Set exercise = Exclude the pictures, then repeat the remaining data exactly.

Data block =
========================

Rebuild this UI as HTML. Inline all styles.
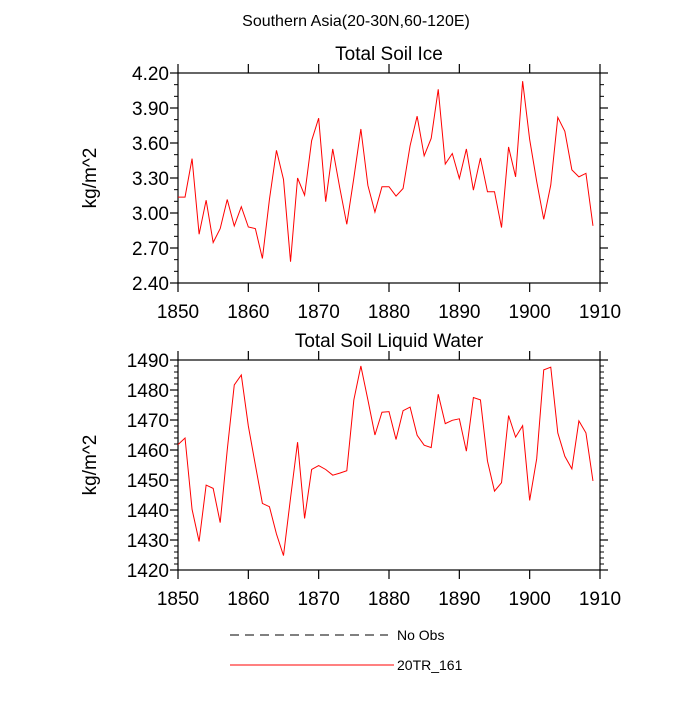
<!DOCTYPE html>
<html><head><meta charset="utf-8"><style>body{margin:0;background:#fff}svg text{font-family:"Liberation Sans",sans-serif}</style></head>
<body>
<svg id="c" width="700" height="700"></svg>
<script>
const years=[];for(let y=1850;y<=1909;y++)years.push(y);
const iceValues=[3.136,3.136,3.466,2.818,3.11,2.747,2.866,3.116,2.889,3.054,2.88,2.866,2.61,3.116,3.537,3.287,2.582,3.30,3.153,3.62,3.813,3.097,3.549,3.216,2.903,3.30,3.72,3.236,3.008,3.225,3.225,3.145,3.21,3.577,3.83,3.49,3.64,4.06,3.42,3.51,3.296,3.549,3.196,3.472,3.182,3.182,2.875,3.566,3.31,4.13,3.63,3.27,2.946,3.24,3.82,3.70,3.37,3.31,3.34,2.89];
const liqValues=[1461.8,1464,1440.2,1429.5,1448.3,1447.2,1435.8,1460,1481.7,1485,1468,1455,1442.2,1441.1,1432,1424.8,1444,1462.6,1437.2,1453.5,1454.8,1453.5,1451.6,1452.3,1453.1,1476.7,1488,1476.7,1465,1472.6,1472.8,1463.5,1473.1,1474.3,1464.9,1461.6,1460.8,1478.6,1468.8,1469.9,1470.4,1459.6,1477.5,1476.7,1456.3,1446.3,1449.1,1471.5,1464.3,1468.1,1443.2,1457.1,1486.7,1487.6,1465.7,1457.9,1453.7,1469.7,1465.7,1449.7];
const xTicks=[1850,1860,1870,1880,1890,1900,1910];
const iceTicks=[2.40,2.70,3.00,3.30,3.60,3.90,4.20];
const liqTicks=[1420,1430,1440,1450,1460,1470,1480,1490];
const svg=document.getElementById('c');const NS='http://www.w3.org/2000/svg';
function mk(t,a,p){const e=document.createElementNS(NS,t);for(const k in a)e.setAttribute(k,a[k]);(p||svg).appendChild(e);return e;}
const X0=178,X1=600;
function panel(name,top,bot,ymin,ymax,ticks,minorStep,dec,vals,title){
  const g=mk('g',{});
  
  
  const sx=v=>X0+(v-1850)/60*(X1-X0);
  const sy=v=>bot-(v-ymin)/(ymax-ymin)*(bot-top);
  const fr=mk('rect',{x:X0,y:top,width:X1-X0,height:bot-top,fill:'none',stroke:'#000','stroke-width':1.2},g);
  
  
  for(let v=ymin;v<=ymax+1e-6;v+=minorStep){const y=sy(v);
    mk('line',{x1:X0-4,x2:X0,y1:y,y2:y,stroke:'#000'},g);mk('line',{x1:X1,x2:X1+4,y1:y,y2:y,stroke:'#000'},g);}
  ticks.forEach(v=>{const y=sy(v);
    mk('line',{x1:X0-8,x2:X0,y1:y,y2:y,stroke:'#000','stroke-width':1.2},g);mk('line',{x1:X1,x2:X1+8,y1:y,y2:y,stroke:'#000','stroke-width':1.2},g);
    const t=mk('text',{x:X0-9,y:y+7,'text-anchor':'end','font-size':19},g);t.textContent=v.toFixed(dec);
    
    });
  xTicks.forEach(v=>{const x=sx(v);
    mk('line',{x1:x,x2:x,y1:bot,y2:bot+9,stroke:'#000','stroke-width':1.2},g);mk('line',{x1:x,x2:x,y1:top-9,y2:top,stroke:'#000','stroke-width':1.2},g);
    const t=mk('text',{x:x,y:bot+35,'text-anchor':'middle','font-size':19},g);t.textContent=v;
    
    });
  const pl=mk('polyline',{points:vals.map((v,i)=>sx(years[i])+','+sy(v)).join(' '),fill:'none',stroke:'#f00','stroke-width':1},g);
  
  
  const tt=mk('text',{x:389,y:top-13,'text-anchor':'middle','font-size':19},g);tt.textContent=title;
  
  
  const cy=(top+bot)/2;
  const yt=mk('text',{x:96,y:cy,'text-anchor':'middle','font-size':19,transform:'rotate(-90 96 '+cy+')'},g);yt.textContent='kg/m^2';
  
  
}
panel('ice-panel',73,283,2.4,4.2,iceTicks,0.1,2,iceValues,'Total Soil Ice');
panel('liquid-panel',360,570,1420,1490,liqTicks,2,0,liqValues,'Total Soil Liquid Water');
const mt=mk('text',{x:356,y:26,'text-anchor':'middle','font-size':16});mt.textContent='Southern Asia(20-30N,60-120E)';


const l1=mk('line',{x1:230,x2:388,y1:635,y2:635,stroke:'#000','stroke-dasharray':'9,6'});


const t1=mk('text',{x:397,y:640,'font-size':14});t1.textContent='No Obs';


const l2=mk('line',{x1:230,x2:394,y1:665,y2:665,stroke:'#f00'});


const t2=mk('text',{x:397,y:670,'font-size':14});t2.textContent='20TR_161';


</script>
</body></html>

========================

Result below =
Rebuild this UI as HTML. Inline all styles.
<!DOCTYPE html>
<html><head><meta charset="utf-8"><style>body{margin:0;background:#fff}svg text{font-family:"Liberation Sans",sans-serif}</style></head>
<body>
<svg id="c" width="700" height="700"></svg>
<script>
const years=[];for(let y=1850;y<=1909;y++)years.push(y);
const iceValues=[3.136,3.136,3.466,2.818,3.11,2.747,2.866,3.116,2.889,3.054,2.88,2.866,2.61,3.116,3.537,3.287,2.582,3.30,3.153,3.62,3.813,3.097,3.549,3.216,2.903,3.30,3.72,3.236,3.008,3.225,3.225,3.145,3.21,3.577,3.83,3.49,3.64,4.06,3.42,3.51,3.296,3.549,3.196,3.472,3.182,3.182,2.875,3.566,3.31,4.13,3.63,3.27,2.946,3.24,3.82,3.70,3.37,3.31,3.34,2.89];
const liqValues=[1461.8,1464,1440.2,1429.5,1448.3,1447.2,1435.8,1460,1481.7,1485,1468,1455,1442.2,1441.1,1432,1424.8,1444,1462.6,1437.2,1453.5,1454.8,1453.5,1451.6,1452.3,1453.1,1476.7,1488,1476.7,1465,1472.6,1472.8,1463.5,1473.1,1474.3,1464.9,1461.6,1460.8,1478.6,1468.8,1469.9,1470.4,1459.6,1477.5,1476.7,1456.3,1446.3,1449.1,1471.5,1464.3,1468.1,1443.2,1457.1,1486.7,1487.6,1465.7,1457.9,1453.7,1469.7,1465.7,1449.7];
const xTicks=[1850,1860,1870,1880,1890,1900,1910];
const iceTicks=[2.40,2.70,3.00,3.30,3.60,3.90,4.20];
const liqTicks=[1420,1430,1440,1450,1460,1470,1480,1490];
const svg=document.getElementById('c');const NS='http://www.w3.org/2000/svg';
function mk(t,a,p){const e=document.createElementNS(NS,t);for(const k in a)e.setAttribute(k,a[k]);(p||svg).appendChild(e);return e;}
const X0=178,X1=600;
function panel(name,top,bot,ymin,ymax,ticks,minorStep,dec,vals,title){
  const g=mk('g',{});
  
  
  const sx=v=>X0+(v-1850)/60*(X1-X0);
  const sy=v=>bot-(v-ymin)/(ymax-ymin)*(bot-top);
  const fr=mk('rect',{x:X0,y:top,width:X1-X0,height:bot-top,fill:'none',stroke:'#000','stroke-width':1.2},g);
  
  
  for(let v=ymin;v<=ymax+1e-6;v+=minorStep){const y=sy(v);
    mk('line',{x1:X0-4,x2:X0,y1:y,y2:y,stroke:'#000'},g);mk('line',{x1:X1,x2:X1+4,y1:y,y2:y,stroke:'#000'},g);}
  ticks.forEach(v=>{const y=sy(v);
    mk('line',{x1:X0-8,x2:X0,y1:y,y2:y,stroke:'#000','stroke-width':1.2},g);mk('line',{x1:X1,x2:X1+8,y1:y,y2:y,stroke:'#000','stroke-width':1.2},g);
    const t=mk('text',{x:X0-9,y:y+7,'text-anchor':'end','font-size':19},g);t.textContent=v.toFixed(dec);
    
    });
  xTicks.forEach(v=>{const x=sx(v);
    mk('line',{x1:x,x2:x,y1:bot,y2:bot+9,stroke:'#000','stroke-width':1.2},g);mk('line',{x1:x,x2:x,y1:top-9,y2:top,stroke:'#000','stroke-width':1.2},g);
    const t=mk('text',{x:x,y:bot+35,'text-anchor':'middle','font-size':19},g);t.textContent=v;
    
    });
  const pl=mk('polyline',{points:vals.map((v,i)=>sx(years[i])+','+sy(v)).join(' '),fill:'none',stroke:'#f00','stroke-width':1},g);
  
  
  const tt=mk('text',{x:389,y:top-13,'text-anchor':'middle','font-size':19},g);tt.textContent=title;
  
  
  const cy=(top+bot)/2;
  const yt=mk('text',{x:96,y:cy,'text-anchor':'middle','font-size':19,transform:'rotate(-90 96 '+cy+')'},g);yt.textContent='kg/m^2';
  
  
}
panel('ice-panel',73,283,2.4,4.2,iceTicks,0.1,2,iceValues,'Total Soil Ice');
panel('liquid-panel',360,570,1420,1490,liqTicks,2,0,liqValues,'Total Soil Liquid Water');
const mt=mk('text',{x:356,y:26,'text-anchor':'middle','font-size':16});mt.textContent='Southern Asia(20-30N,60-120E)';


const l1=mk('line',{x1:230,x2:388,y1:635,y2:635,stroke:'#000','stroke-dasharray':'9,6'});


const t1=mk('text',{x:397,y:640,'font-size':14});t1.textContent='No Obs';


const l2=mk('line',{x1:230,x2:394,y1:665,y2:665,stroke:'#f00'});


const t2=mk('text',{x:397,y:670,'font-size':14});t2.textContent='20TR_161';


</script>
</body></html>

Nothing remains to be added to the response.